## Exercise objective
Give again, word for word, each line from the top of the listing through the line that holds "const seriesColors = ['#2F5597', '#7393D3', '#B4C5E6'];".

[START]

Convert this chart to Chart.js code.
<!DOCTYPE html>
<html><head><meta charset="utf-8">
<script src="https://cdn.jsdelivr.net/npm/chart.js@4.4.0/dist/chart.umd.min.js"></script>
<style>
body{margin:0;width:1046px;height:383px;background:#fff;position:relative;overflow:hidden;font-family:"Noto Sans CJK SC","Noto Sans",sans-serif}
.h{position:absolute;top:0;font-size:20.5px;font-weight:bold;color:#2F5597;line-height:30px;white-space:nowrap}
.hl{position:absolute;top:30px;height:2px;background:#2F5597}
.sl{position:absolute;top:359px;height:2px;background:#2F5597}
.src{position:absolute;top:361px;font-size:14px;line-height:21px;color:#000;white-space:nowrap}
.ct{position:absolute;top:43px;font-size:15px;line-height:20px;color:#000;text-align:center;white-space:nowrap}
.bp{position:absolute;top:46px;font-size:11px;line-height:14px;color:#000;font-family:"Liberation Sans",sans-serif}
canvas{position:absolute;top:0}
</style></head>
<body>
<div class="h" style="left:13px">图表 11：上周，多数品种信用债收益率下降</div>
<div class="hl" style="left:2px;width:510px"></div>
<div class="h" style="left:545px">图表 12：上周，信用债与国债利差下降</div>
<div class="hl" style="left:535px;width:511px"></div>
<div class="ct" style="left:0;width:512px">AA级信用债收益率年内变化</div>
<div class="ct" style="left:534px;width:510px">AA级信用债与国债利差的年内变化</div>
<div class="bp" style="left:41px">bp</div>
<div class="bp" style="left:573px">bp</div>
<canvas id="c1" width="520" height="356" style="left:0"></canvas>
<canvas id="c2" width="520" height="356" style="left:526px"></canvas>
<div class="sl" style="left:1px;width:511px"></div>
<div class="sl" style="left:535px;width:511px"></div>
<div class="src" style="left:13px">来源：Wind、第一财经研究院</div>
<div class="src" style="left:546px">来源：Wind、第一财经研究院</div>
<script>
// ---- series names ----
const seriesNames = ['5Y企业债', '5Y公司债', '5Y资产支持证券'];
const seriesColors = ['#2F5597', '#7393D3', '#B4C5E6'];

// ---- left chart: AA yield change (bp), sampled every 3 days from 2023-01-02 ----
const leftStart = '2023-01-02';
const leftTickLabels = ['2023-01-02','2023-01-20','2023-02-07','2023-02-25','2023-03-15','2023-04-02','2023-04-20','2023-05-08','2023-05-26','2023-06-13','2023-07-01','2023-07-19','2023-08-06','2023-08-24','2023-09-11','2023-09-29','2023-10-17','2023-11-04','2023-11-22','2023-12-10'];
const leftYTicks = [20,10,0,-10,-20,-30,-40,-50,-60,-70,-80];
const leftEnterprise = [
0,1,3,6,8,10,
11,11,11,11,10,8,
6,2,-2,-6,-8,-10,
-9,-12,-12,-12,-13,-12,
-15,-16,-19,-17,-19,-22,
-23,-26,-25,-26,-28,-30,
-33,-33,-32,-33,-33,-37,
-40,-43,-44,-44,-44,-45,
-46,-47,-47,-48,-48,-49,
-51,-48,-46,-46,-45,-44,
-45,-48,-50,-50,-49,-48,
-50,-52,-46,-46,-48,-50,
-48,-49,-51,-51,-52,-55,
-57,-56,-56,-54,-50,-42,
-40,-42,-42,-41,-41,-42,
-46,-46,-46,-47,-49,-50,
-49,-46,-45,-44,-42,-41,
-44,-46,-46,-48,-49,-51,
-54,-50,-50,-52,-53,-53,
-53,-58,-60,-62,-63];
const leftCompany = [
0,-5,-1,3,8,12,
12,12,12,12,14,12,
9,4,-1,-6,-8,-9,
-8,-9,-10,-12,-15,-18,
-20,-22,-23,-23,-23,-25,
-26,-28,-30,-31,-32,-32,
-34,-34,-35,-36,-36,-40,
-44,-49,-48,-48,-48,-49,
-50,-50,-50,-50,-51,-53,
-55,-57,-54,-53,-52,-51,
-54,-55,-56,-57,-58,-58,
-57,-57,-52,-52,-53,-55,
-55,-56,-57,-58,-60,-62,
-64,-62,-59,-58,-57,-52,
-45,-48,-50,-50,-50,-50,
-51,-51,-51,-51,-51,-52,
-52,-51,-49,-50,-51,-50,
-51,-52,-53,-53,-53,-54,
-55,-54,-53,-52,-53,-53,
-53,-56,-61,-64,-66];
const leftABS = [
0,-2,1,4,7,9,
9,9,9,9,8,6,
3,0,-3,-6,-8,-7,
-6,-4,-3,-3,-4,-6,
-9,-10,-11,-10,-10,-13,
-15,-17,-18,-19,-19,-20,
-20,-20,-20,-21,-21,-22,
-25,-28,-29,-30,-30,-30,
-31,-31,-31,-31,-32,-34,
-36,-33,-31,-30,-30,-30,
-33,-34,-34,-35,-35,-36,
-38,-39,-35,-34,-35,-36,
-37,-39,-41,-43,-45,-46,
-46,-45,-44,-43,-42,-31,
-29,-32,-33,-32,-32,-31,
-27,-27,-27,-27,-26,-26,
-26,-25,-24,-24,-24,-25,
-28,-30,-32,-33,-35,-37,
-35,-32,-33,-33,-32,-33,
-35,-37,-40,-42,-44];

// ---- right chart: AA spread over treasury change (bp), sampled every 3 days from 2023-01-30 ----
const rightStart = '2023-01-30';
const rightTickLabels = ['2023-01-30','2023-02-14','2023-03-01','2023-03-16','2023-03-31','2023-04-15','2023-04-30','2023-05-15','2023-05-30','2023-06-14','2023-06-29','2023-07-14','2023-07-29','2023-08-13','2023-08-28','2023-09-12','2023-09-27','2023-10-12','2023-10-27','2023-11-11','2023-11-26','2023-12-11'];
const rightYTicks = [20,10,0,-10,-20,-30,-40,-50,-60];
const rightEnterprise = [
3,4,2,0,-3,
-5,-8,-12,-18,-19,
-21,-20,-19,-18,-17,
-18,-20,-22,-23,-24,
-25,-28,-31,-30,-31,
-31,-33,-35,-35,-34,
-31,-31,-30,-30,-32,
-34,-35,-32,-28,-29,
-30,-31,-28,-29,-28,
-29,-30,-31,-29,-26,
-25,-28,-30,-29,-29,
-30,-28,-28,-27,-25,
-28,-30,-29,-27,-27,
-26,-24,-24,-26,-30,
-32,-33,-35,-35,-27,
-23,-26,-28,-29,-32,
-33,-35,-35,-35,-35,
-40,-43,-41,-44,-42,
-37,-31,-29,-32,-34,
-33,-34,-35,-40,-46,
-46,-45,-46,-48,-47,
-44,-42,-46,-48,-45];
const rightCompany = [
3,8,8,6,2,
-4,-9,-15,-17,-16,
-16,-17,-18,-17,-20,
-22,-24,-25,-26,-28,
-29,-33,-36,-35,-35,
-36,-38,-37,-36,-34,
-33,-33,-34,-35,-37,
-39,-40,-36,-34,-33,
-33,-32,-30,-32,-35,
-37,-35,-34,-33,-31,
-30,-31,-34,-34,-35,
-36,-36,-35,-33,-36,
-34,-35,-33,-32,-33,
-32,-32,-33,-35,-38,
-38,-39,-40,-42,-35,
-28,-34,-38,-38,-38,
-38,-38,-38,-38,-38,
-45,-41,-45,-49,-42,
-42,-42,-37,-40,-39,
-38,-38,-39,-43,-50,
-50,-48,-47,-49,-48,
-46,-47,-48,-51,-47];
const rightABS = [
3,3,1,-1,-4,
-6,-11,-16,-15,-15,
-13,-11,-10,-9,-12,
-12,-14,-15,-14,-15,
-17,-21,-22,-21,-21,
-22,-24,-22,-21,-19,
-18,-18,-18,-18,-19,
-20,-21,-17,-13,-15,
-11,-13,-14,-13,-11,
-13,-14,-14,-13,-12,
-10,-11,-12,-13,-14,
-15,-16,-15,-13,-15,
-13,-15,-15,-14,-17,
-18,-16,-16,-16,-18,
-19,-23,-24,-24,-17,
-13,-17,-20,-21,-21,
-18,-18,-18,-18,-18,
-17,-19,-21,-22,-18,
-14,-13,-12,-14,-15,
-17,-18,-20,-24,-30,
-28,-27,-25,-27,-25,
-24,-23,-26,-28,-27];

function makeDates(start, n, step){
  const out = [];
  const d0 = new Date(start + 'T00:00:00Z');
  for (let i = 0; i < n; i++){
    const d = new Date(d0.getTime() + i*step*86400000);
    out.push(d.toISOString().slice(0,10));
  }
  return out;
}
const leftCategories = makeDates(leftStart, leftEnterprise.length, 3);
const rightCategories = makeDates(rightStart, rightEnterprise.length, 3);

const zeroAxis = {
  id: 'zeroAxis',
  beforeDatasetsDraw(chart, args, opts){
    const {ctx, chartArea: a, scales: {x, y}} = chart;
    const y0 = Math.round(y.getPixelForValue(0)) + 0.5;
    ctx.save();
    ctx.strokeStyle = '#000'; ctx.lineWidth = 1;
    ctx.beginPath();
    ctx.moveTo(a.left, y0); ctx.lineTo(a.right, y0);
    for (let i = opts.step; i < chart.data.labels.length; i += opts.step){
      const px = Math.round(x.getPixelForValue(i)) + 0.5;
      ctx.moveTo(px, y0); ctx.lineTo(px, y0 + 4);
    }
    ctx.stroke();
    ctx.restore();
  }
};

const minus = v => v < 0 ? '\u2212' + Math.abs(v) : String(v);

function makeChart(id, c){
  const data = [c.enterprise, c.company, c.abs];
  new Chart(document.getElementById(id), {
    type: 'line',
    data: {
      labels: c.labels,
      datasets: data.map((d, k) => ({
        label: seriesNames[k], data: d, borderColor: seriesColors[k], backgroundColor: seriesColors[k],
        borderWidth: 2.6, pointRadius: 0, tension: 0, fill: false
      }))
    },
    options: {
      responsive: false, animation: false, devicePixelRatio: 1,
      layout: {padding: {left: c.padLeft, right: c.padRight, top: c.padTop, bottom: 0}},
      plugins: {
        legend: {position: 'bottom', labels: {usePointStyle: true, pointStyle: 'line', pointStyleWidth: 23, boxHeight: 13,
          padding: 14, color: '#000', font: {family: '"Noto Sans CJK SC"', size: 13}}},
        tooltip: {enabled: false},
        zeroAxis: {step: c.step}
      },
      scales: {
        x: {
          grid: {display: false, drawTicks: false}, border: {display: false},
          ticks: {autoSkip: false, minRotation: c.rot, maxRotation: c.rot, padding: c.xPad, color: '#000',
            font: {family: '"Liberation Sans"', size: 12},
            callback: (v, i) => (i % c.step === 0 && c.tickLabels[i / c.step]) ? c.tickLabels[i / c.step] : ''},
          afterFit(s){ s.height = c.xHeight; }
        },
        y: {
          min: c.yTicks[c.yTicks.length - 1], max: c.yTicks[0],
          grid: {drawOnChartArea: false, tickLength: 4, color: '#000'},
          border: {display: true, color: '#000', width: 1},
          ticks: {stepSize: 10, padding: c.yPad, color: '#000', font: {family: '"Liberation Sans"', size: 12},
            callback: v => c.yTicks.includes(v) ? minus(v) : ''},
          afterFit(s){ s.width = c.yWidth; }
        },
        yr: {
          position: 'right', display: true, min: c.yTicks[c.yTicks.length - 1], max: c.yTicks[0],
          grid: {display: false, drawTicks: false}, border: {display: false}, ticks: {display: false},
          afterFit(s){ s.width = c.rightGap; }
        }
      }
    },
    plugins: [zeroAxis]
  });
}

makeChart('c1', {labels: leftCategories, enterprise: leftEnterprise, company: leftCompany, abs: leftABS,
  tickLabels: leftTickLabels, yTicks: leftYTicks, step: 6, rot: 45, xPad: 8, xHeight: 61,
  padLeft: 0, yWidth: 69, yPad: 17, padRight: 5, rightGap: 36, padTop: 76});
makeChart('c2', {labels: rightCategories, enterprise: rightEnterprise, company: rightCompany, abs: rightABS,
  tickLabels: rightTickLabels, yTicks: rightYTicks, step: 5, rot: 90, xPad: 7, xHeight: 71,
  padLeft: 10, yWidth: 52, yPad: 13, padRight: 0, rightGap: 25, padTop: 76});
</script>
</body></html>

[END]

## Correct output
Convert this chart to Chart.js code.
<!DOCTYPE html>
<html><head><meta charset="utf-8">
<script src="https://cdn.jsdelivr.net/npm/chart.js@4.4.0/dist/chart.umd.min.js"></script>
<style>
body{margin:0;width:1046px;height:383px;background:#fff;position:relative;overflow:hidden;font-family:"Noto Sans CJK SC","Noto Sans",sans-serif}
.h{position:absolute;top:0;font-size:20.5px;font-weight:bold;color:#2F5597;line-height:30px;white-space:nowrap}
.hl{position:absolute;top:30px;height:2px;background:#2F5597}
.sl{position:absolute;top:359px;height:2px;background:#2F5597}
.src{position:absolute;top:361px;font-size:14px;line-height:21px;color:#000;white-space:nowrap}
.ct{position:absolute;top:43px;font-size:15px;line-height:20px;color:#000;text-align:center;white-space:nowrap}
.bp{position:absolute;top:46px;font-size:11px;line-height:14px;color:#000;font-family:"Liberation Sans",sans-serif}
canvas{position:absolute;top:0}
</style></head>
<body>
<div class="h" style="left:13px">图表 11：上周，多数品种信用债收益率下降</div>
<div class="hl" style="left:2px;width:510px"></div>
<div class="h" style="left:545px">图表 12：上周，信用债与国债利差下降</div>
<div class="hl" style="left:535px;width:511px"></div>
<div class="ct" style="left:0;width:512px">AA级信用债收益率年内变化</div>
<div class="ct" style="left:534px;width:510px">AA级信用债与国债利差的年内变化</div>
<div class="bp" style="left:41px">bp</div>
<div class="bp" style="left:573px">bp</div>
<canvas id="c1" width="520" height="356" style="left:0"></canvas>
<canvas id="c2" width="520" height="356" style="left:526px"></canvas>
<div class="sl" style="left:1px;width:511px"></div>
<div class="sl" style="left:535px;width:511px"></div>
<div class="src" style="left:13px">来源：Wind、第一财经研究院</div>
<div class="src" style="left:546px">来源：Wind、第一财经研究院</div>
<script>
// ---- series names ----
const seriesNames = ['5Y企业债', '5Y公司债', '5Y资产支持证券'];
const seriesColors = ['#2F5597', '#7393D3', '#B4C5E6'];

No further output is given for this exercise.